Case Study 1 — When the Primary Key Had to Change

The chapter recommended a stable surrogate key as the primary key, and protecting natural keys with UNIQUE. Here's the cautionary tale of a team that used a natural key as its primary key — and the slow-motion disaster that followed when reality refused to cooperate.

Background

A regional health-services company built a patient-records system. Early on, an engineer made a decision that felt clean and even elegant: use each patient's government-issued ID number as the primary key of the patients table. After all, it was unique, every patient had one, and it meant they'd never need a separate id column. Every other table — appointments, prescriptions, lab_results, billing — referenced patients by that government ID as a foreign key.

For two years it worked. Then reality arrived, as it always does, in several inconvenient shapes.

The cracks

Patients without an ID. The clinic began serving newborns (who don't yet have an ID issued), foreign visitors, and undocumented patients. These people needed records now, before any government ID existed. But the primary key can't be NULL (entity integrity), and it must be unique. The team's ugly workaround was to invent fake IDs (TEMP-0001, UNKNOWN-2, all-zeros) — which promptly collided with each other and polluted the one column every other table depended on.

IDs that changed. Some patients legitimately received corrected government IDs — data-entry fixes at the issuing agency, identity corrections, status changes. Changing a primary key sounds simple. It is not. Because a dozen tables referenced the old ID as a foreign key, changing it meant updating the patient row and every appointment, prescription, lab result, and bill that pointed at it — in one careful transaction, in the right order, without violating any foreign key along the way. What should have been a one-field correction became a risky, multi-table migration. Some got done wrong, silently splitting a patient's history in two.
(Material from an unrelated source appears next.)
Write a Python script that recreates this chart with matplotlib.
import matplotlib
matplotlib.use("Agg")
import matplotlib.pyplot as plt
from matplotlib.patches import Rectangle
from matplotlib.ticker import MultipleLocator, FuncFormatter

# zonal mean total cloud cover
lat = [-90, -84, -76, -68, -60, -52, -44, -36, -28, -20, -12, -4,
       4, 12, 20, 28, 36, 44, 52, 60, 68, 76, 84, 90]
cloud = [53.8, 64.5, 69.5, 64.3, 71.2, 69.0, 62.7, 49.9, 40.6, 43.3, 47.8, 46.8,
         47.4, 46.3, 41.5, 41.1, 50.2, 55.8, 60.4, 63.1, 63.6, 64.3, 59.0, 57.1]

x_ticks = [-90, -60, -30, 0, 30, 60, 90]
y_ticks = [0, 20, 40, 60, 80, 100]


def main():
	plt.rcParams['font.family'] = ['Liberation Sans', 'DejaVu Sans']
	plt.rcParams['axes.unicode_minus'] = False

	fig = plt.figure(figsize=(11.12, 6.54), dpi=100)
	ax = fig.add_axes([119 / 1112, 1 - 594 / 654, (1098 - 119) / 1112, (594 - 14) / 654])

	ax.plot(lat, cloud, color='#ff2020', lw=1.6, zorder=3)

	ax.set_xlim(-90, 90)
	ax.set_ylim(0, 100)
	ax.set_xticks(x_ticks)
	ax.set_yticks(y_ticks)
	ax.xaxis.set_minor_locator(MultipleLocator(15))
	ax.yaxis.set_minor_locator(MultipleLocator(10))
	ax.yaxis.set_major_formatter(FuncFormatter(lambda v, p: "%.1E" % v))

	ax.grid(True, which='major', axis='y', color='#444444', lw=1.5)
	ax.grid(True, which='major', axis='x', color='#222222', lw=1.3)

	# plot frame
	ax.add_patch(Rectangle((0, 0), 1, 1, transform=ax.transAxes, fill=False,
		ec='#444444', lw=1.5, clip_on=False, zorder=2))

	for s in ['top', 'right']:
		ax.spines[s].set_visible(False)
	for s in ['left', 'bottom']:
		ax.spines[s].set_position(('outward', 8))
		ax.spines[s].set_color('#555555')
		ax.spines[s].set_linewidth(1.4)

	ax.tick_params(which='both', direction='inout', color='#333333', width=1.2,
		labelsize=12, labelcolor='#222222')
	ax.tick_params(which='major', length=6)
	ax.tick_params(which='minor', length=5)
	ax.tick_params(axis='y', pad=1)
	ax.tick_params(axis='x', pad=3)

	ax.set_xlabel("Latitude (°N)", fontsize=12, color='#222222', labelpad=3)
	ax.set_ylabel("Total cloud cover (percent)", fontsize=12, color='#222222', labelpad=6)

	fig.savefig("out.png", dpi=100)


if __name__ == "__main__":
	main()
The merge problem. Occasionally the clinic discovered that one human being had two records (registered twice, under slightly different details). Merging them meant re-pointing all the foreign keys from one ID to the other and deleting the duplicate — again, a fragile cross-table operation, because the identity of the patient was smeared across every table instead of living in one stable place.

Privacy. The government ID was now duplicated into a dozen tables as a foreign key, appearing in logs, query results, and exports all over the system. A sensitive national identifier had become the most-copied value in the database — a compliance problem on top of an engineering one.

The fix

The team migrated to a surrogate primary key. They added an auto-generated patient_id (a meaningless integer) as the new primary key, made the government ID an ordinary attribute protected by a UNIQUE constraint that allowed NULL (so ID-less patients were fine), and re-pointed every foreign key in the system to the new patient_id.
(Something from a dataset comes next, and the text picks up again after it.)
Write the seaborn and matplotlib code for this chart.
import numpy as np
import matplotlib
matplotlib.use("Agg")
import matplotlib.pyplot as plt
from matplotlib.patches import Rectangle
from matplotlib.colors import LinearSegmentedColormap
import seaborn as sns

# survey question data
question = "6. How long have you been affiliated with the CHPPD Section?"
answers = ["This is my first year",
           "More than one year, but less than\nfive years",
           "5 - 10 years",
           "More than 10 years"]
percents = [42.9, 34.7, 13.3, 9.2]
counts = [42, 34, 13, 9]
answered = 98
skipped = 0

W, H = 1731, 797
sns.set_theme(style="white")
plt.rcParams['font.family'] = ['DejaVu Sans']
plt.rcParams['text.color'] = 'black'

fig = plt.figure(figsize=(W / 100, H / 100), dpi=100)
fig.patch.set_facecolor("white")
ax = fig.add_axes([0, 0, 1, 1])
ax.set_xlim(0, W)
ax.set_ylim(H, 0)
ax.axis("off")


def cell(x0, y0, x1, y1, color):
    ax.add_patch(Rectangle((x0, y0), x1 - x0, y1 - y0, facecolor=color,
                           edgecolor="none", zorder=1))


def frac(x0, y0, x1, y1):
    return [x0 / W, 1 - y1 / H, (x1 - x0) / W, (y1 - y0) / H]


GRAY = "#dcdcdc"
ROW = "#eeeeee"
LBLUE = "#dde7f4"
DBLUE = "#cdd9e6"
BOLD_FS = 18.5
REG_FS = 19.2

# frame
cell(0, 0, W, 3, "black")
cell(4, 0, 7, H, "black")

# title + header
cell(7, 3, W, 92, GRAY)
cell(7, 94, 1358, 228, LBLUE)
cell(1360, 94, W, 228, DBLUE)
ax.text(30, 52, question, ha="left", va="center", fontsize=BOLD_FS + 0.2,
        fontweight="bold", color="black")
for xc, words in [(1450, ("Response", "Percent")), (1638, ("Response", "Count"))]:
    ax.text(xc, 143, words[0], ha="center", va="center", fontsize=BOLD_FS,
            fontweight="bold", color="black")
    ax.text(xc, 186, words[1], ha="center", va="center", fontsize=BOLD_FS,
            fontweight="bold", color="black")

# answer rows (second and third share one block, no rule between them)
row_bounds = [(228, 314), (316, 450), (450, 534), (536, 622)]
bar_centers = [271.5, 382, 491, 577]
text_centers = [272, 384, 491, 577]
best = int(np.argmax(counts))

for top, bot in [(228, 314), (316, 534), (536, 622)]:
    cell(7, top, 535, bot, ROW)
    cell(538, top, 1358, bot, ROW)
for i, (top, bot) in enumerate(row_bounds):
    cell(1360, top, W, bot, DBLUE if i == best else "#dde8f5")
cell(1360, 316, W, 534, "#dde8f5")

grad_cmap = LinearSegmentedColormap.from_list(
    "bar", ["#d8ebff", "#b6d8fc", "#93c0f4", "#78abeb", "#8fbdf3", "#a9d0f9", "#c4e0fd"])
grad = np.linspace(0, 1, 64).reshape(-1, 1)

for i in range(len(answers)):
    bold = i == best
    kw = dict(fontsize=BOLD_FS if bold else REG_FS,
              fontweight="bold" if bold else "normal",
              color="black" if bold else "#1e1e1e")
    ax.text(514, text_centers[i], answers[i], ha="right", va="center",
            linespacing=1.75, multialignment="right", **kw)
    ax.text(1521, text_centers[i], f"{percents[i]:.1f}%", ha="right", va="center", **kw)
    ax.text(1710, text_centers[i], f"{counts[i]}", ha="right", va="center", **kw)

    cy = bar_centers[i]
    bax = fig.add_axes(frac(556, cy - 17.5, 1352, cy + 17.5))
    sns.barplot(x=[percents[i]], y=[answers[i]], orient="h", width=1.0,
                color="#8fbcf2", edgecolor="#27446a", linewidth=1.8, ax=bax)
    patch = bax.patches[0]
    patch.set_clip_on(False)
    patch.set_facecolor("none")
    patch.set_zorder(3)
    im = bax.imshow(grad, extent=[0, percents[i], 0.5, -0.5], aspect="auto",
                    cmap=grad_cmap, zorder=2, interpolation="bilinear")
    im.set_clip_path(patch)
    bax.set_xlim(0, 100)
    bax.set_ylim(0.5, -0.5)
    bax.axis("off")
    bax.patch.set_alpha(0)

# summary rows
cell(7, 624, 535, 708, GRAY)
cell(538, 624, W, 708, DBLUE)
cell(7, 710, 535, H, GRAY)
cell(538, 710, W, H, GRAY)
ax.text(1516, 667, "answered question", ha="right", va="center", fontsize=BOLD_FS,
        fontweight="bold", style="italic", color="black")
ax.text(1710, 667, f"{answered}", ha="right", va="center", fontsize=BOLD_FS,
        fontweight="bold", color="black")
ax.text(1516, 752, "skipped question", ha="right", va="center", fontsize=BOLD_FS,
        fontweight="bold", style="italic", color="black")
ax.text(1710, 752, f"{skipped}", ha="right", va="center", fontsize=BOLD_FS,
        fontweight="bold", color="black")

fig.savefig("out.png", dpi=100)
The migration itself was painful — precisely because the old design had spread the natural key everywhere — but once done, every original problem dissolved:

Problem Why the surrogate key fixed it
Patients without an ID The primary key is auto-generated, so it always exists; the (now nullable) government ID can be filled in later
IDs that changed Correcting the government ID is now a one-field UPDATE to one attribute in one row — no foreign keys reference it
Merging duplicates Identity lives in one stable column; re-pointing FKs is still work, but the target never moves
Privacy The value joined-on everywhere is a meaningless integer, not a sensitive identifier

The analysis

The root mistake was treating a natural key as if it were stable and universal, when in fact it was neither. The relational model gives clear guidance here, and this case is the argument for it:

  1. Primary keys should be stable. A primary key is referenced by foreign keys throughout the schema; if it changes, all those references must change with it. Natural keys (emails, usernames, government IDs, phone numbers) change more often than you expect. Surrogate keys never need to.

  2. Primary keys should always exist. Entity integrity demands a non-null primary key for every row. If some real entities lack a natural identifier (newborns without an ID), a natural key can't serve. A generated surrogate always can.
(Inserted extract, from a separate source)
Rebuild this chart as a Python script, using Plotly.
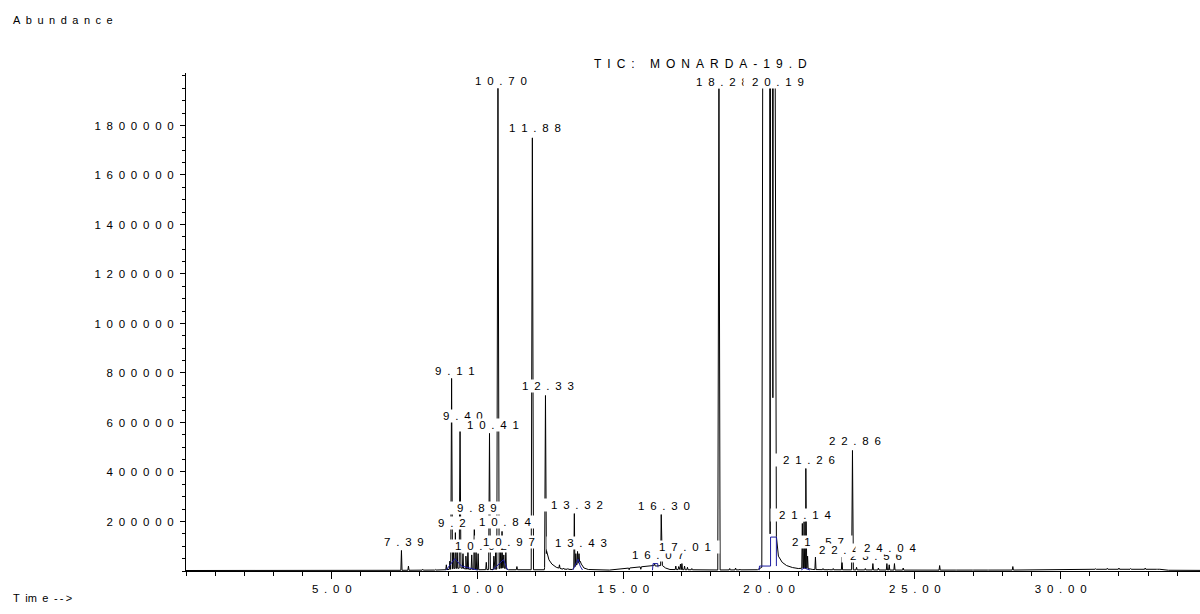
import numpy as np
import plotly.graph_objects as go

# ---------------- data ----------------
# retention time (min) and abundance of the individual peaks
peak_rt = [7.39, 7.63, 8.12, 8.55, 8.93, 9.05, 9.11, 9.17, 9.24, 9.30, 9.40,
           9.50, 9.60, 9.67, 9.80, 9.89, 9.95, 10.02, 10.30, 10.41,
           10.56, 10.62, 10.70, 10.78, 10.84, 10.90, 10.97, 11.35,
           11.88, 12.33, 12.81, 12.95, 13.10, 13.32, 13.37, 13.43, 13.48, 14.50,
           15.20, 15.60, 16.07, 16.30, 16.80, 16.90, 16.96, 17.01, 17.10, 17.20,
           17.35, 17.70, 18.28, 18.65, 18.85, 19.00, 19.30, 21.14, 21.20, 21.26,
           21.32, 21.59, 21.85, 22.05, 22.20, 22.50, 22.86, 23.00, 23.30, 23.56,
           23.75, 24.04, 24.12, 24.30, 24.60, 25.85, 26.40, 27.00, 27.50, 28.36,
           29.20, 30.00, 30.80, 31.20, 31.60, 32.00, 32.40, 32.90, 33.30]
peak_abund = [83000, 20000, 7000, 6000, 25000, 40000, 778000, 95000, 155000, 100000,
              590000, 70000, 60000, 90000, 65000, 220000, 80000, 70000,
              35000, 556000, 60000, 75000, 1950000, 85000, 160000, 65000,
              83000, 18000, 1750000, 709000, 25000, 12000, 10000, 232000, 70000,
              79000, 70000, 5000, 5000, 7000, 30000, 228000, 20000, 18000, 28000, 30000,
              20000, 15000, 10000, 6000, 1950000, 10000, 12000, 8000, 6000, 192000,
              200000, 414000, 60000, 56000, 10000, 8000, 10000, 56000, 487000, 15000,
              10000, 30000, 12000, 30000, 25000, 30000, 12000, 22000, 5000, 4000, 5000,
              18000, 4000, 5000, 6000, 9000, 11000, 12000, 10000, 12000, 8000]

# background signal (baseline, tailing and the overloaded 19.8-20.2 min peak)
bg_rt = [0.0, 7.0, 8.8, 9.08, 9.2, 9.45, 9.6, 10.0, 10.6, 10.88, 11.06, 11.8,
         12.29, 12.37, 12.45, 12.55, 12.70, 12.90, 13.25, 13.52, 13.56, 13.65, 13.80, 14.5,
         16.03, 16.12, 16.25, 16.34, 16.45, 16.60, 18.0, 19.60, 19.75, 19.78, 20.02,
         20.035, 20.05, 20.12, 20.13, 20.14, 20.21, 20.25, 20.32, 20.45, 20.60, 20.80,
         21.00, 21.25, 21.50, 22.0, 25.0, 30.5, 31.0, 33.4, 33.7, 34.8]
bg_abund = [2000, 2500, 4000, 7000, 10000, 12000, 8000, 5000, 6000, 13000, 5000, 5000,
            5000, 80000, 45000, 28000, 15000, 8000, 6000, 40000, 28000, 12000, 6000, 3500,
            22000, 20000, 22000, 22000, 12000, 6000, 4000, 5000, 15000, 1968000, 1968000,
            150000, 1968000, 1968000, 700000, 1968000, 1968000, 140000, 60000, 35000,
            22000, 14000, 10000, 12000, 6000, 5000, 3500, 4000, 7000, 7000, 3000, 2500]

# blue integration baselines (segments separated by None)
blue_rt = [8.92, 9.22, 9.45, 10.0, None,
           10.52, 10.89, 11.03, None,
           13.27, 13.45, 13.52, 13.60, None,
           16.0, 16.02, 16.18, 16.19, None,
           19.66, 19.67, 20.05, 20.05, 20.25, 20.25, None,
           21.10, 21.20, 21.40]
blue_abund = [3000, 50000, 20000, 4000, None,
              4000, 46000, 4000, None,
              4000, 48000, 20000, 4000, None,
              3000, 30000, 30000, 15000, None,
              3000, 20000, 20000, 137000, 137000, 20000, None,
              4000, 12000, 4000]

# peak labels (drawing order matters: later labels cover earlier ones)
label_text = ["7.39", "9.11", "9.40", "10.41", "9.89", "9.24", "10.84", "10.02", "10.97",
              "10.70", "11.88", "12.33", "13.32", "13.43", "16.07", "17.01", "16.30",
              "18.28", "20.19", "21.26", "21.14", "21.57", "23.56", "22.49", "24.04", "22.86"]
label_level = [116000, 810000, 628000, 590000, 254000, 192000, 196000, 103000, 116000,
               1978000, 1788000, 749000, 265000, 115000, 63000, 95000, 262000,
               1975000, 1975000, 450000, 228000, 116000, 59000, 83000, 92000, 524000]

x_tick_vals = [5, 10, 15, 20, 25, 30]
y_tick_vals = [200000, 400000, 600000, 800000, 1000000, 1200000, 1400000, 1600000, 1800000]

title_text = "TIC: MONARDA-19.D"
y_title = "Abundance"
x_title = "T\u2002im\u2002e\u2002-\u2009-\u2009>"   # "Time-->" as spaced in the original

# ---------------- build the trace ----------------
def half_width(h):
    if h >= 1.0e6:
        return 0.04
    if h >= 300000:
        return 0.03
    return 0.02

verts = list(zip(bg_rt, bg_abund))
for rt, h in zip(peak_rt, peak_abund):
    w = half_width(h)
    verts.append((rt - w, float(np.interp(rt - w, bg_rt, bg_abund))))
    verts.append((rt, h))
    verts.append((rt + w, float(np.interp(rt + w, bg_rt, bg_abund))))
verts.sort(key=lambda v: v[0])
tx = [v[0] for v in verts]
ty = [v[1] for v in verts]

EN = "\u2002"

def spaced(s):
    return EN.join(s)

FONT = "Liberation Sans, Arial, sans-serif"

fig = go.Figure()
fig.add_trace(go.Scatter(x=tx, y=ty, mode="lines",
                         line=dict(color="black", width=1), hoverinfo="skip",
                         showlegend=False))
fig.add_trace(go.Scatter(x=blue_rt, y=blue_abund, mode="lines",
                         line=dict(color="#1c1ca0", width=1), hoverinfo="skip",
                         showlegend=False, connectgaps=False))

L, R, T, B = 186, 0, 73, 43
W, H = 1200, 614
pw, ph = W - L - R, H - T - B

def px_to_paper(px, py):
    return (px - L) / pw, (H - B - py) / ph

annotations = []
PAD = EN + "\u2009"
for txt, lvl in zip(label_text, label_level):
    rt = float(txt)
    annotations.append(dict(x=rt, y=lvl, xref="x", yref="y", xshift=3,
                            text=PAD + spaced(txt) + PAD, showarrow=False,
                            xanchor="center", yanchor="middle",
                            bgcolor="white", borderpad=0,
                            font=dict(family=FONT, size=11.5, color="black")))

ax, ay = px_to_paper(700, 64)
annotations.append(dict(x=ax, y=ay, xref="paper", yref="paper", text=spaced(title_text),
                        showarrow=False, xanchor="center", yanchor="middle",
                        font=dict(family=FONT, size=12, color="black")))
ax, ay = px_to_paper(11, 20)
annotations.append(dict(x=ax, y=ay, xref="paper", yref="paper", text=spaced(y_title),
                        showarrow=False, xanchor="left", yanchor="middle",
                        font=dict(family=FONT, size=11, color="black")))
ax, ay = px_to_paper(11, 598)
annotations.append(dict(x=ax, y=ay, xref="paper", yref="paper", text=x_title,
                        showarrow=False, xanchor="left", yanchor="middle",
                        font=dict(family=FONT, size=11, color="black")))

fig.update_layout(
    width=W, height=H,
    margin=dict(l=L, r=R, t=T, b=B, pad=0),
    paper_bgcolor="white", plot_bgcolor="white",
    showlegend=False,
    annotations=annotations,
    xaxis=dict(range=[0, 34.78], showgrid=False, zeroline=False,
               showline=True, linecolor="black", linewidth=1,
               ticks="outside", ticklen=7, tickcolor="black", tickwidth=1,
               tickmode="array", tickvals=x_tick_vals,
               ticktext=[spaced(f"{v:.2f}") for v in x_tick_vals],
               tickfont=dict(family=FONT, size=11.5, color="black"),
               minor=dict(dtick=1, tick0=0, ticks="outside", ticklen=4,
                          tickcolor="black", showgrid=False)),
    yaxis=dict(range=[0, 2.012e6], showgrid=False, zeroline=False,
               showline=True, linecolor="black", linewidth=1,
               ticks="outside", ticklen=5, tickcolor="black", tickwidth=1,
               tickmode="array", tickvals=y_tick_vals,
               ticktext=[spaced(str(v)) for v in y_tick_vals],
               tickfont=dict(family=FONT, size=11.5, color="black"),
               ticklabelstandoff=4,
               minor=dict(dtick=50000, tick0=0, ticks="outside", ticklen=3,
                          tickcolor="black", showgrid=False)),
)

fig.write_html("out.html",
               config={"displayModeBar": False, "staticPlot": True},
               post_script="document.body.style.margin='0px';"
                           "document.body.style.padding='0px';")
  3. Natural keys still matter — protect them with UNIQUE. The lesson is not "ignore natural keys." The government ID still needed to be unique (no two patients share one). The right tool for that is a UNIQUE constraint, not the primary-key role. You get the uniqueness guarantee without the brittleness.

  4. Don't spread sensitive data through foreign keys. Because foreign keys copy the referenced value into many tables, making a sensitive value the key multiplies its exposure. A meaningless surrogate keeps sensitive attributes in one place.

Discussion questions

  1. Explain precisely why changing a primary key is so much harder than changing an ordinary attribute. What role do foreign keys play?
  2. The team allowed the government ID's UNIQUE constraint to permit NULL. Why is that important for the newborn/visitor case, and is it consistent with the relational model?
  3. Could the team have kept the government ID as the primary key and just "been careful"? Argue why discipline is not a substitute for a stable surrogate key here.
  4. ⭐ Are there cases where a natural key is a fine primary key? (Think about small, truly immutable reference data — e.g., a table of US state codes.) What properties make a natural key safe to use as a PK?